A woman holds peso banknotes after exchanging dollars inside a money changer in Manila. “The Fed’s action brings an end to the lift-off uncertainty,” said Amando Tetangco, the governor of the Philippine central bank, which left interest rates on hold at a monetary policy meeting yesterday.

Reuters, Bloomberg
Jakarta


Asian policymakers yesterday applauded a historic turn in US monetary policy, but analysts warned the region’s economies face vulnerabilities, with Taiwan cutting interest rates, although markets took the Federal Reserve rate hike in their stride.
The prospect of the first hike in US rates in almost a decade had kept emerging markets on edge in the weeks before the decision, amid fears investors would redirect capital to higher-yielding US debt in a fresh blow to their shaky economies.

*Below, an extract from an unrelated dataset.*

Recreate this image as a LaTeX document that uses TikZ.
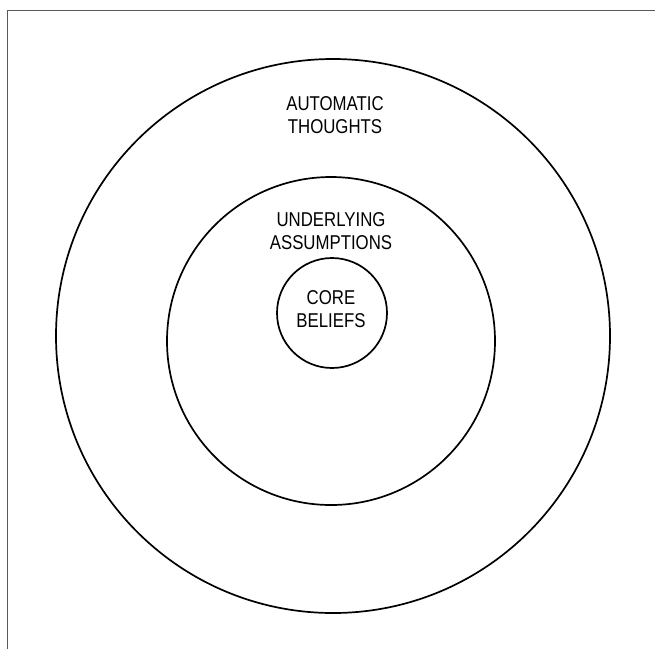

However, an initial rally smoothed the brows of Asian central bankers, who were the first to respond to the hike as US policymakers sought to end an era of ultra-low rates that followed the global financial crisis. “The Fed’s action brings an end to the lift-off uncertainty,” said Amando Tetangco, the governor of the Philippine central bank, which left interest rates on hold at a monetary policy meeting yesterday.
Taiwan’s central bank unexpectedly cut its policy rate by 12.5 basis points, suggesting that worries about the region’s sluggish growth, not capital flight, are at the front of policymakers’ minds.
Bank of Japan policymakers are still likely to debate lingering risks to the economic outlook that could warrant additional easing in coming months, particularly the oil price rout that is pushing down consumer prices and eroding companies’ inflation expectations.
The Hong Kong Monetary Authority raised its base rate for the first time in nine years, following the US Federal Reserve’s lead overnight, and flagged the risk of rising capital outflows from the city.
Hong Kong’s key rate was raised to 0.75% yesterday, from 0.5%, HKMA said. Because Hong Kong’s currency is pegged to the US dollar, the city’s monetary policy typically moves in line with the Fed.
The relief among policymakers, and investors, comes as the global economy navigates some rough terrain, with many export-reliant economies hit by cooling growth in China and deflationary pressures rising amid a collapse in commodities.
Add to that mix pedestrian growth in Japan and the eurozone, and it isn’t hard to see why many investors were nervous about the prospects of rising borrowing costs in the US.
Indeed, the more composed initial markets reaction was aided by the fact the Fed had clearly flagged the move in advance, and also said the pace of tightening would be gradual - an important signal for many asset markets adjusting to less stimulus after years of flush Fed liquidity.
Indonesia was at the centre of the “taper tantrum” in mid-2013, when the Fed talked about cutting its bond purchases, and this year its rupiah currency has been one of the region’s worst performers.
But the rupiah rallied yesterday, and other regional currencies rose initially before pulling back, with Indonesia’s President Joko Widodo welcoming the Fed’s decision “because there is certainty.”
Bank Indonesia kept interest rates unchanged yesterday, as expected, but said it saw more room to lower them next year, although it would monitor market reaction to the Fed hike.
“The effect is positive for us — the stock index rose, the rupiah strengthened, the financial market reacted positively,” Widodo told reporters.
Others, however, cautioned that higher interest rates would pose problems for economies that were too reliant on debt-fuelled growth.
“The Fed’s hike will stiffen the headwinds for growth in Asia,” said Fred Neumann, HSBC’s chief Asia economist.
“Rising funding costs, especially in highly indebted economies, will slow the leverage cycle on which regional demand has increasingly come to depend,” he said.
And despite the Fed hike, policy in much of Asia is set to loosen further in a reflection of the fitful growth in the region.
Barclays economist Wai Ho Leong expects monetary easing in the first half of next year to be led by India, China and probably also Indonesia and South Korea.
“No one is turning hawkish after the Fed has hiked,” he said.
“Most central banks are dovish. This is to counter the effects of the trade recession, which hits Asia disproportionately harder than any other region in the world.”
Hong Kong’s top central banker, who was obliged to immediately match the Fed’s hike under the Chinese-run city’s peg to the US dollar, said he expected only a modest outflow of capital as a result of the Fed’s move.
China’s central bank also added to the reassuring mood, pencilling in economic growth of 6.8% for next year in a working paper released on Wednesday, down only slightly from an expected 6.9% this year.
Data showing drops in exports from Japan and Singapore, including big falls in shipments to China, sounded some of the few sour notes yesterday, but Tokyo too voiced relief that emerging markets were taking the US rate hike in their stride.
Indian policymakers, including Reserve Bank of India Governor Raghuram Rajan, have been touting the South Asian nation as being more insulated to Fed-related volatility than other emerging markets, due to its better economic fundamentals.
“I think we are relatively well cushioned,” chief economic adviser Arvind Subramanian said.